Advance Praise for How Blood Works

 
From the Foreword:
“As with several of the accomplished and worthy manuscripts I pored over as judge for this esteemed contest, How Blood Works also stood out for its deft language, expertly rendered imagery, and sonic quality, among other mastered principles of craft which one would expect to encounter in the polished work of a poet as seasoned as Ellene Glenn Moore. However, what clearly set Moore’s winning manuscript apart from the other contenders came to bear on a single word: trope—that often elusive yet essential quality of a collection that forms its elemental arc, a metaphorical spine that holds it together, and elevates a work, transforming it into something transcendent. More specifically, as the book’s title submits, the central trope of bloodline, which courses explicitly and implicitly throughout these pages, is masterfully employed by Moore to thread these poems together, not solely into a great book of poetry, but also a powerful one that feels as alive as her heartbeats in harmony with with our own.”

     — Contest Judge Richard Blanco, Presidential Inaugural Poet and author of How to Love a Country
 


 
“These remarkable poems have an integrity of substance grounded in precise detail; each word in each line deserves careful scrutiny. Moore explores the difficult territory of all that we cannot explain yet must embrace, how the disconnected send off sparks, connect, and erupt into flame. She creates imagery so intense and magnified that it’s almost surreal, distorted by memory. She notices everything, and that meticulous noticing unearths startling insights, one after the other. She earns her way. She speaks only when she has to, and when she speaks, we are compelled to listen.”

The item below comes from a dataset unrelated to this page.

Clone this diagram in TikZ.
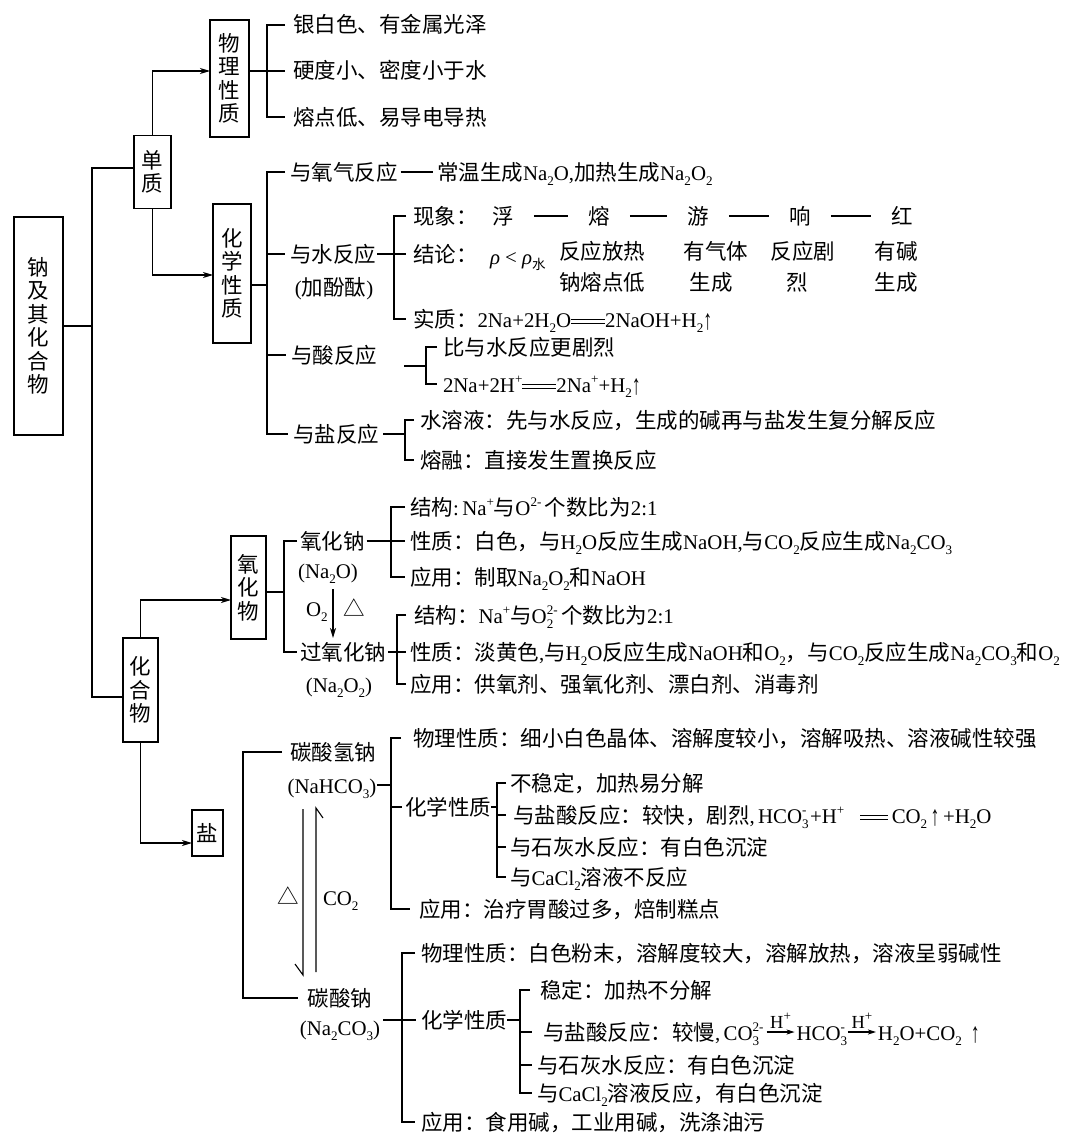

     — Jim Daniels, author of Gun/Shy
 


 
“In How Blood Works, Ellene Glenn Moore’s various yet unified collection of poems, nothing less than the reliability of language is at stake. In poem after urgent poem memory tests itself against the possibilities of description and its likely distortions by perspective, color, accident and design. In Rashomon fashion, the speaker examines incident and narrative from different angles, trying to get to the bottom of something essential, but elusive, about the past—her own and what she can put together about her parents’ past from the fragmented remains of spoken accounts and blurry hindsight. Like a scientist, she dissects experience, isolates what is static from what is dynamic in the properties of her materials much in the way one of her heroes, Josef Albers, encouraged his students to do. Then she reconstitutes the elements into stories which have the power of legend whose source is in some way the body ‘but more alive than my body […] seething itself into metaphor.’ In Moore’s richly lyric language these forces acquire meaning and weight—a burdensome human weight she would, paradoxically, be rid of if she could. ‘The forest does not understand our stories,’ she writes in one of her several homages to Albers. Finding herself under a copse of sap-bleeding dragon trees, she envies their mute reach toward ‘desire, longing for a body of their own.’ Tirelessly, the speaker searches the natural world in vain, reaching for a language beyond language that is pure and free of the human baggage of memory, seeking that ‘bitter grammar’ with which to ‘move under limbs that undulate with oceanic aspirations.’ In the end she arrives at a place of equilibrium in the present where she experiences a kind of ‘deliverance’ from the agony of her quest, emerging with an understanding that language and its myriad applications are in fact, deeply hers. Like the kite she let slip from her hand as a child, the haunting past has grown smaller and smaller until it has ‘disappeared inside’ her, only to emerge from that dark place incarnate in this luminous debut collection of poems.”